Less than two minutes into his new stand up comedy special, Adam Sandler 100% Fresh, Adam Sandler sings a song called “Daddy Shaved His Beard Today.” The song, strummed simply in classic Sandler style, made me laugh as much as it embarrassed me. It made me laugh because it was silly. It embarrassed me because I saw myself in it and because, well, I was laughing at a dope-y Sandler joke. “Every time my father shaved his beard, it was the only time we saw him look vulnerable,” is the closest thing this bit has to a punchline. But it works. Yes, Sandler is older now. Whether or not he is wiser is debatable.

With Adam Sandler 100% Fresh, the guy you sort of liked in the ’90s is back, and his jokes still oscillate between brilliant and cringeworthy.
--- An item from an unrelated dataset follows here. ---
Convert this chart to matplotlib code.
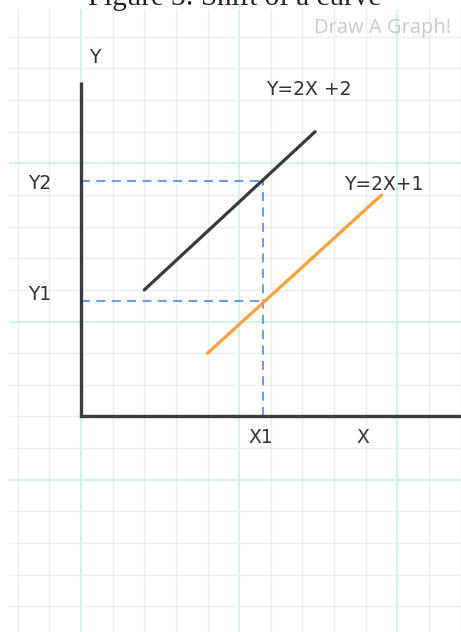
import matplotlib
matplotlib.use("Agg")
import matplotlib.pyplot as plt
import numpy as np

# Data (grid units, origin at axes corner)
line_a_x = [2.0, 7.4]      # Y=2X+2
line_a_y = [4.0, 9.0]
line_b_x = [4.0, 9.5]      # Y=2X+1
line_b_y = [2.0, 7.0]
x1_val = 5.76
y1_val = 3.65
y2_val = 7.44

labels = {
    "Y": (0.44, 11.33),
    "Y=2X +2": (7.2, 10.32),
    "Y2": (-1.31, 7.35),
    "Y=2X+1": (9.58, 7.32),
    "Y1": (-1.3, 3.84),
    "X1": (5.67, -0.65),
    "X": (8.91, -0.65),
}

W, H = 461, 632
fig = plt.figure(figsize=(W / 100, H / 100), dpi=100)
ax = fig.add_axes([0, 0, 1, 1])
ax.set_xlim(-2.56, 12.01)
ax.set_ylim(-6.81, 13.16)
ax.axis("off")

# background grid
gx0, gy1 = -2.28, 12.88
for gx in np.arange(-2, 13):
    major = (gx % 5 == 0)
    ax.plot([gx, gx], [-7, gy1], color="#d6f1e9" if major else "#ededed",
            lw=1.6 if major else 1.0, zorder=1, solid_capstyle="butt")
for gy in np.arange(-6, 13):
    major = ((gy - 3) % 5 == 0)
    ax.plot([gx0, 12.2], [gy, gy], color="#d6f1e9" if major else "#ededed",
            lw=1.6 if major else 1.0, zorder=1, solid_capstyle="butt")

# axes
ax.plot([0, 0], [0, 10.58], color="#3c3c3c", lw=2.4, zorder=4, solid_capstyle="butt")
ax.plot([0, 12.2], [0, 0], color="#3c3c3c", lw=2.4, zorder=4, solid_capstyle="projecting")

# dashed guides
dash_col = "#5b93ea"
ax.plot([0, x1_val], [y2_val, y2_val], color=dash_col, lw=1.3, ls=(0, (5, 3.5)), zorder=3)
ax.plot([0, x1_val], [y1_val, y1_val], color=dash_col, lw=1.3, ls=(0, (5, 3.5)), zorder=3)
ax.plot([x1_val, x1_val], [0, y2_val], color=dash_col, lw=1.3, ls=(0, (5, 3.5)), zorder=3)

# lines
ax.plot(line_a_x, line_a_y, color="#3a3a3a", lw=2.3, zorder=5, solid_capstyle="round")
ax.plot(line_b_x, line_b_y, color="#f7a13d", lw=2.3, zorder=5, solid_capstyle="round")

for t, (x, y) in labels.items():
    ax.text(x, y, t, ha="center", va="center", fontsize=13.5, color="#333333",
            family="DejaVu Sans", zorder=6)

ax.text(9.54, 12.28, "Draw A Graph!", ha="center", va="center", fontsize=14.5,
        color="#c9c9c9", family="Open Sans", zorder=6)

# title (partly cut off at top)
fig.text(0.51, 1 - 5 / H, "Figure 3: Shift of a curve", ha="center", va="baseline",
         fontsize=21, family="Liberation Serif", color="#222222")

fig.savefig("out.png", dpi=100)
For men born in the eighties and who grew up in the nineties, watching Sandler’s new standup special is like having a drink with that guy you knew in high school only because he happens to be in town and you’re the only person he knows in this new city where you happen to live. You weren’t best friends with this guy, but it’s nice to check-in with what another man thinks about being older. We’re not really watching Adam Sandler’s new standup special to see what great new stuff he’s come up with since the halcyon days of singing songs about red-hooded sweatshirts and piece of shit cars. Instead, we’re just sort of trying to see how we stack-up against his perceptions about middle age and fatherhood.
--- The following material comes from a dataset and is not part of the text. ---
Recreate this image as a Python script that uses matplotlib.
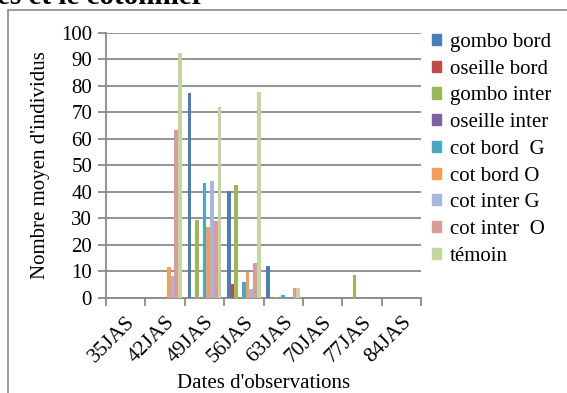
import numpy as np
import matplotlib.pyplot as plt
from matplotlib.patches import Rectangle

plt.rcParams['font.family'] = ['Liberation Serif', 'DejaVu Serif']

dates = ["35JAS", "42JAS", "49JAS", "56JAS", "63JAS", "70JAS", "77JAS", "84JAS"]

series_names = ["gombo bord", "oseille bord", "gombo inter", "oseille inter",
                "cot bord  G", "cot bord O", "cot inter G", "cot inter  O", "témoin"]

gombo_bord    = [0, 0, 77.2, 40.1, 12.1, 0, 0, 0]
oseille_bord  = [0, 0, 0, 5.2, 0, 0, 0, 0]
gombo_inter   = [0, 0, 29.2, 42.5, 0.3, 0, 8.7, 0]
oseille_inter = [0, 0, 0, 0, 0, 0, 0, 0]
cot_bord_g    = [0, 0, 43.2, 6.0, 1.0, 0, 0, 0]
cot_bord_o    = [0, 11.5, 26.7, 9.7, 0, 0, 0, 0]
cot_inter_g   = [0, 8.1, 44.0, 3.2, 0, 0, 0, 0]
cot_inter_o   = [0, 63.3, 28.8, 13.0, 3.8, 0, 0, 0]
temoin        = [0, 92.2, 72.1, 77.6, 3.8, 0, 0, 0]

all_series = [gombo_bord, oseille_bord, gombo_inter, oseille_inter,
              cot_bord_g, cot_bord_o, cot_inter_g, cot_inter_o, temoin]

colors = ["#4A7EBB", "#BE4B48", "#98B954", "#7D60A0", "#46AAC5",
          "#F59D56", "#A5B8DB", "#DB9B99", "#C3D69B"]

W, H = 567, 393
fig = plt.figure(figsize=(W / 100, H / 100), dpi=100)

# chart frame and the heading line above it
fig.patches.append(Rectangle((8 / W, -0.1), 1.2, (H - 10) / H + 0.1,
                             transform=fig.transFigure, fill=False,
                             edgecolor="#8a8a8a", linewidth=1.2))
fig.text(-3 / W, 1 - 4.5 / H, "es et le cotonnier", fontsize=21, fontweight="bold",
         ha="left", va="baseline")

ax = fig.add_axes([106 / W, (H - 297.7) / H, 315 / W, 265 / H])

x = np.arange(len(dates))
n = len(all_series)
w = 1 / 10.5
for i, (vals, name, c) in enumerate(zip(all_series, series_names, colors)):
    ax.bar(x + (i - (n - 1) / 2) * w, vals, width=w, color=c, label=name,
           linewidth=0, zorder=3)

ax.set_xlim(-0.5, len(dates) - 0.5)
ax.set_ylim(0, 100)
ax.set_yticks(np.arange(0, 101, 10))
ax.yaxis.grid(True, color="#8a8a8a", linewidth=1.3, zorder=1)
ax.set_axisbelow(True)

for s in ["top", "right"]:
    ax.spines[s].set_visible(False)
for s in ["left", "bottom"]:
    ax.spines[s].set_color("#8a8a8a")
    ax.spines[s].set_linewidth(1.3)

ax.set_xticks(x)
ax.set_xticklabels(dates, rotation=45, ha="right", va="top",
                   rotation_mode="anchor", fontsize=15.5)
ax.set_xticks(np.arange(-0.5, len(dates)), minor=True)
ax.tick_params(axis="x", which="major", length=0, pad=11)
ax.tick_params(axis="x", which="minor", length=6, color="#8a8a8a", width=1.3)
ax.tick_params(axis="y", length=6, color="#8a8a8a", width=1.3, labelsize=15, pad=4)

ax.set_ylabel("Nombre moyen d'individus", fontsize=15, labelpad=8)
ax.set_xlabel("Dates d'observations", fontsize=15, labelpad=5)

handles = [Rectangle((0, 0), 1, 1, color=c) for c in colors]
ax.legend(handles, series_names, loc="upper left", bbox_to_anchor=(432 / W, 1 - 33 / H),
          bbox_transform=fig.transFigure, frameon=False, fontsize=15,
          handlelength=0.45, handleheight=0.45, handletextpad=0.4,
          labelspacing=0.37, borderpad=0, borderaxespad=0)

fig.savefig("out.png", dpi=100)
Twenty years ago Sandler’s humor worked because we were all teenagers, and now it still works because many of us are married with children. And his best new material focuses on these factors. A bit about Disneyland exemplifies this. It goes like this: When Sandler’s wife and two kids all decide to sit together on a three-person rollercoaster, Sander opts to take the next car with another father — a stranger — who was also left alone because his wife and kids went on ahead of him. This routine is either one of the best insights into male bonding I’ve seen in years or the saddest. When Sandler is riding next to his new, temporary dad-friend, he says “I haven’t been this happy in 11 years!” Which is funny, because it hurts.

Why is it so hard to make male friends at this stage in life? Why do dads so often feel alienated from their “real” personalities, unless they are yucking it up with other dudes? Sandler isn’t a shrink or a marriage counselor, so he’s not going to tell you. He’s just a cipher for us; a generalized idea of what family-life male angst looks like in 2018. If this new comedy special is a comeback, it’s the low-key kind, a small victory, like remembering to pick up milk when your wife totally expected you to come home empty-handed. Which is why his new song “Phone. Wallet. Keys” is great: it highlights how men want to be seen as doers, but also that we crave having some alone time where we sit on the toilet messing with our phones.

What time period defines peak Adam Sandler? For those of us born in the ‘90s, the answer is unswervingly 1993-1996. In this short three-year epoch, Sandler starred in his two most popular films, Billy Madison and Happy Gilmore. But, more importantly for edgy 14-year-olds, he released his first comedy album, They’re All Gonna Laugh At You!, which was so on-brand you could hear his voice in the title.

Since then, Sandler projects range from excellent (Punch Drunk Love, Funny People) to insultingly bad (Jack and Jill, Blended.) Thinking about this spectrum, the new comedy special does live up to its title insofar as it feels somewhat fresh. Combined with his excellent turn in last year’s new Noah Baumbach film The Meyerowitz Stories (in which he played a father) the new Sandler isn’t trying as hard to be funny. Yes, he still does “funny” voices. Yes, he still sings about growing up Jewish (“Bar Mitzvah Boy” will make a lot of old-school fans happy.) But that’s not the bread and butter anymore.

Overwhelmingly, the best moments are in-between the jokes, watching Sandler get ready for the next bit. Most of us will never really know who Adam Sandler is, not really. Which is why there’s a certain magic dignity in watching this proxy of our younger selves shuffle around the stage and tell what can only be called “dad jokes.” In between the bits and the songs, as Sandler looks down at the stage, men can see someone they recognize. That’s us up on stage, doing our thing, telling our stories. Daddy has to go to work. Here he is, trying to be funny.

Adam Sandler: 100 % Fresh is streaming on Netflix now.